═════ Supplied data

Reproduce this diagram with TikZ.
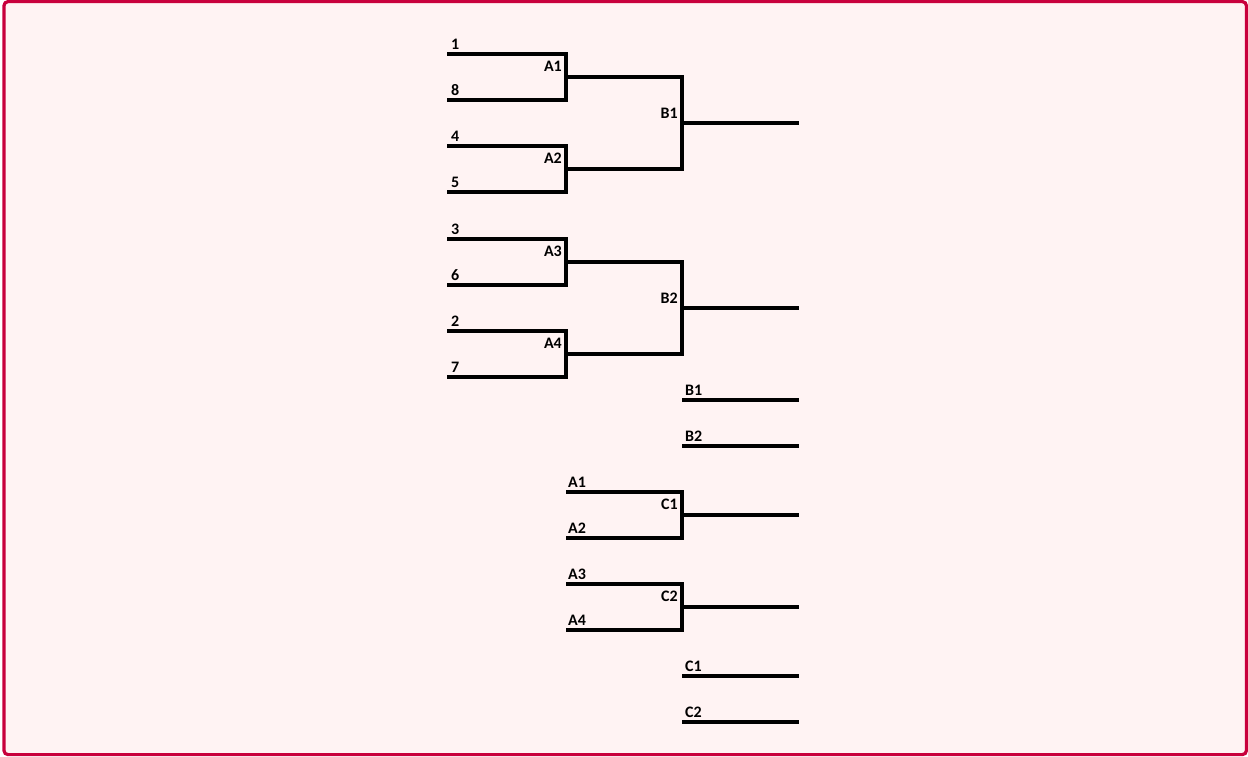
\documentclass[tikz,border=0pt]{standalone}
\usepackage{fontspec}
\setmainfont{Carlito}
\usetikzlibrary{calc, positioning}

\definecolor{framered}{HTML}{C8003C}
\definecolor{paper}{HTML}{FFF3F3}

\tikzset{
    bracket/.style={line width=3.4pt, line join=miter},
    seedlabel/.style={font=\bfseries\fontsize{16}{18}\selectfont, anchor=south west, inner sep=1pt},
    matchlabel/.style={font=\bfseries\fontsize{16}{18}\selectfont, anchor=south east, inner sep=1pt},
}

\begin{document}
\begin{tikzpicture}[x=1pt, y=-1pt]
    % Frame
    \useasboundingbox (0,0) rectangle (1248,756);
    \draw[framered, fill=paper, line width=3.2pt, rounded corners=4pt] (4,1.6) rectangle (1246.4,754.6);

    % First round: seeds
    \foreach \name/\y/\lbl in {s1/54/1, s8/100/8, s4/146/4, s5/192/5, s3/239/3, s6/285/6, s2/331/2, s7/377/7} {
        \coordinate (\name) at (447,\y);
        \coordinate (\name e) at (566,\y);
        \node[seedlabel] (\name l) at (450,\y-3.5) {\lbl};
    }

    % First round: matches A1..A4
    \draw[bracket] (s1) -- (s1e) -- (s8e) -- (s8);
    \draw[bracket] (s4) -- (s4e) -- (s5e) -- (s5);
    \draw[bracket] (s3) -- (s3e) -- (s6e) -- (s6);
    \draw[bracket] (s2) -- (s2e) -- (s7e) -- (s7);
    \coordinate (a1) at ($(s1e)!0.5!(s8e)$);
    \coordinate (a2) at ($(s4e)!0.5!(s5e)$);
    \coordinate (a3) at ($(s3e)!0.5!(s6e)$);
    \coordinate (a4) at ($(s2e)!0.5!(s7e)$);
    \node[matchlabel] (a1l) at ($(a1)+(-3,-4)$) {A1};
    \node[matchlabel] (a2l) at ($(a2)+(-3,-4)$) {A2};
    \node[matchlabel] (a3l) at ($(a3)+(-3,-4)$) {A3};
    \node[matchlabel] (a4l) at ($(a4)+(-3,-4)$) {A4};

    % Second round: B1, B2
    \coordinate (a1e) at (a1 -| 682,0);
    \coordinate (a2e) at (a2 -| 682,0);
    \coordinate (a3e) at (a3 -| 682,0);
    \coordinate (a4e) at (a4 -| 682,0);
    \draw[bracket] (a1) -- (a1e) -- (a2e) -- (a2);
    \draw[bracket] (a3) -- (a3e) -- (a4e) -- (a4);
    \coordinate (b1) at ($(a1e)!0.5!(a2e)$);
    \coordinate (b2) at ($(a3e)!0.5!(a4e)$);
    \coordinate (b1e) at (b1 -| 799,0);
    \coordinate (b2e) at (b2 -| 799,0);
    \draw[bracket] (b1) -- (b1e);
    \draw[bracket] (b2) -- (b2e);
    \node[matchlabel] (b1l) at ($(b1)+(-3,-3)$) {B1};
    \node[matchlabel] (b2l) at ($(b2)+(-3,-3)$) {B2};

    % B winners
    \coordinate (wb1) at (682,400);
    \coordinate (wb1e) at (799,400);
    \coordinate (wb2) at (682,446);
    \coordinate (wb2e) at (799,446);
    \draw[bracket] (wb1) -- (wb1e);
    \draw[bracket] (wb2) -- (wb2e);
    \node[seedlabel] (wb1l) at (684,396.5) {B1};
    \node[seedlabel] (wb2l) at (684,442.5) {B2};

    % Consolation: C1, C2
    \coordinate (ca1) at (566,492);
    \coordinate (ca2) at (566,538);
    \coordinate (ca3) at (566,584);
    \coordinate (ca4) at (566,630);
    \coordinate (ca1e) at (682,492);
    \coordinate (ca2e) at (682,538);
    \coordinate (ca3e) at (682,584);
    \coordinate (ca4e) at (682,630);
    \draw[bracket] (ca1) -- (ca1e) -- (ca2e) -- (ca2);
    \draw[bracket] (ca3) -- (ca3e) -- (ca4e) -- (ca4);
    \node[seedlabel] (ca1l) at (567,488.5) {A1};
    \node[seedlabel] (ca2l) at (567,534.5) {A2};
    \node[seedlabel] (ca3l) at (567,580.5) {A3};
    \node[seedlabel] (ca4l) at (567,626.5) {A4};
    \coordinate (c1) at ($(ca1e)!0.5!(ca2e)$);
    \coordinate (c2) at ($(ca3e)!0.5!(ca4e)$);
    \coordinate (c1e) at (c1 -| 799,0);
    \coordinate (c2e) at (c2 -| 799,0);
    \draw[bracket] (c1) -- (c1e);
    \draw[bracket] (c2) -- (c2e);
    \node[matchlabel] (c1l) at ($(c1)+(-3,-4)$) {C1};
    \node[matchlabel] (c2l) at ($(c2)+(-3,-4)$) {C2};

    % C winners
    \coordinate (wc1) at (682,676);
    \coordinate (wc1e) at (799,676);
    \coordinate (wc2) at (682,722);
    \coordinate (wc2e) at (799,722);
    \draw[bracket] (wc1) -- (wc1e);
    \draw[bracket] (wc2) -- (wc2e);
    \node[seedlabel] (wc1l) at (684,672.5) {C1};
    \node[seedlabel] (wc2l) at (684,718.5) {C2};
\end{tikzpicture}
\end{document}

══════════

Work instructions: Return only the lines running from the top of the data to the line that holds "(a4l) at ($(a4)+(-3,-4)$)". Include both of those lines, but skip the pictures.

Completed exercise:
Reproduce this diagram with TikZ.
\documentclass[tikz,border=0pt]{standalone}
\usepackage{fontspec}
\setmainfont{Carlito}
\usetikzlibrary{calc, positioning}

\definecolor{framered}{HTML}{C8003C}
\definecolor{paper}{HTML}{FFF3F3}

\tikzset{
    bracket/.style={line width=3.4pt, line join=miter},
    seedlabel/.style={font=\bfseries\fontsize{16}{18}\selectfont, anchor=south west, inner sep=1pt},
    matchlabel/.style={font=\bfseries\fontsize{16}{18}\selectfont, anchor=south east, inner sep=1pt},
}

\begin{document}
\begin{tikzpicture}[x=1pt, y=-1pt]
    % Frame
    \useasboundingbox (0,0) rectangle (1248,756);
    \draw[framered, fill=paper, line width=3.2pt, rounded corners=4pt] (4,1.6) rectangle (1246.4,754.6);

    % First round: seeds
    \foreach \name/\y/\lbl in {s1/54/1, s8/100/8, s4/146/4, s5/192/5, s3/239/3, s6/285/6, s2/331/2, s7/377/7} {
        \coordinate (\name) at (447,\y);
        \coordinate (\name e) at (566,\y);
        \node[seedlabel] (\name l) at (450,\y-3.5) {\lbl};
    }

    % First round: matches A1..A4
    \draw[bracket] (s1) -- (s1e) -- (s8e) -- (s8);
    \draw[bracket] (s4) -- (s4e) -- (s5e) -- (s5);
    \draw[bracket] (s3) -- (s3e) -- (s6e) -- (s6);
    \draw[bracket] (s2) -- (s2e) -- (s7e) -- (s7);
    \coordinate (a1) at ($(s1e)!0.5!(s8e)$);
    \coordinate (a2) at ($(s4e)!0.5!(s5e)$);
    \coordinate (a3) at ($(s3e)!0.5!(s6e)$);
    \coordinate (a4) at ($(s2e)!0.5!(s7e)$);
    \node[matchlabel] (a1l) at ($(a1)+(-3,-4)$) {A1};
    \node[matchlabel] (a2l) at ($(a2)+(-3,-4)$) {A2};
    \node[matchlabel] (a3l) at ($(a3)+(-3,-4)$) {A3};
    \node[matchlabel] (a4l) at ($(a4)+(-3,-4)$) {A4};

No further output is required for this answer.